When Mark Buehrle was left off the 2015 playoff roster in favor of the shinier late additions that were David Price and Marcus Stroman, it had to have been an additional kick in the teeth, especially as the Blue Jays would not have made the playoffs at all without Buehrle’s 15 wins that year.  The same can be said in 2016 about R.A. Dickey – that the Blue Jays don’t get where they are without him, regardless of what you may think of his overall performance when plucking each game out of its season-long context.  With Dickey, the Blue Jays’ rotation has boasted remarkable endurance, with only 7 different guys starting games (including two spot starts from the since-traded Drew Hutchison), and apart from a few days off here and there for Marco Estrada and his wonky back, not one has gone down to injuries, or been demoted to recapture his groove.  In his four years with the Blue Jays, Dickey hasn’t been on the DL once, and the fact that he is still pitching and winning games in his 40’s when bucks ten years younger are blowing out their arms, says a lot about his commitment to the idea of a career in baseball, not just a couple of bright years and lucrative endorsement deals.  He probably knew as he donned the blue and white for the first time after his trade that he’d never be as good again as he was in 2012, but it didn’t mean he wasn’t going to try, that he couldn’t make an important contribution, or that he didn’t see himself as an important piece in this phase of the history of the Toronto Blue Jays.

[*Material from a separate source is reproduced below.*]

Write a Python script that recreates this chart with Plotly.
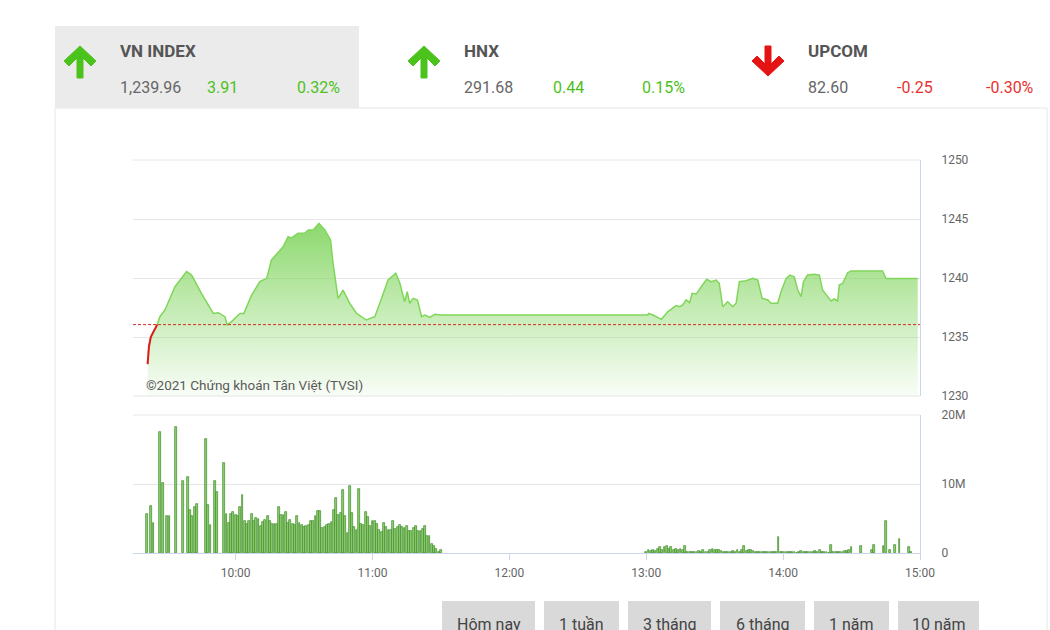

Which he has been.  There can be no argument.  As great as Roy Halladay was, he never pitched the Jays into the playoffs.  R.A. Dickey has helped do it at least once, and unless the Jays completely tank the next 10 games, probably twice.  For a four-year stint with the team, that works out to a .500 average.  Not too bad.

The storybook ending you want to see is R.A. Dickey throwing a no-hitter to clinch Game 7 of the World Series.  What you’ll likely see instead is a quiet, deeply thoughtful man saying his farewells and retreating down the corridor out of the clubhouse for the last time, and plenty of post-mortems about how it was never as good as it could have been.  Perhaps that is a fair assessment – statistics, after all, are incapable of lying.  Statistics are far less capable of measuring the worth of introspection versus showboating, of lingering philosophy versus momentary flash.  There is something more deeply satisfying to the spirit in watching a contemplative veteran like R.A. Dickey grind out a hard, well-earned win than in witnessing a monosyllabic high school draftee paid a metric ton of money to smugly crush one home run after another.  A victory for the humble man is a triumph that can be shared; a victory for the arrogant is savored by the arrogant man alone.

R.A. Dickey is a vanishing breed of old-time ballplayer, with a sense of the history of the game that you simply don’t see reflected in the eyes of the younger guys coming up in his wake.  He is no less a competitor, and has no lesser will to win, but he seems to remember, more than the others do, that this is fundamentally a game of little boys in sandlots transformed into an entertainment for the masses played by overpaid adults tracing its lineage to the arenas of ancient Rome.  Whatever else R.A. Dickey wants from his baseball career, it is ultimately to leave the game better than he found it.  When #43 hangs up his cleats, that perspective will be lost, and it will be a loss for the Toronto Blue Jays that will be lamented, even as fresher and stronger arms trickle in after him.  One does hope that we get another chance to cheer for him as he takes the mound, and that in these last days of baseball’s philosopher-king, he gets the send-off that he’s earned – even if, like the man himself, it is a quiet one.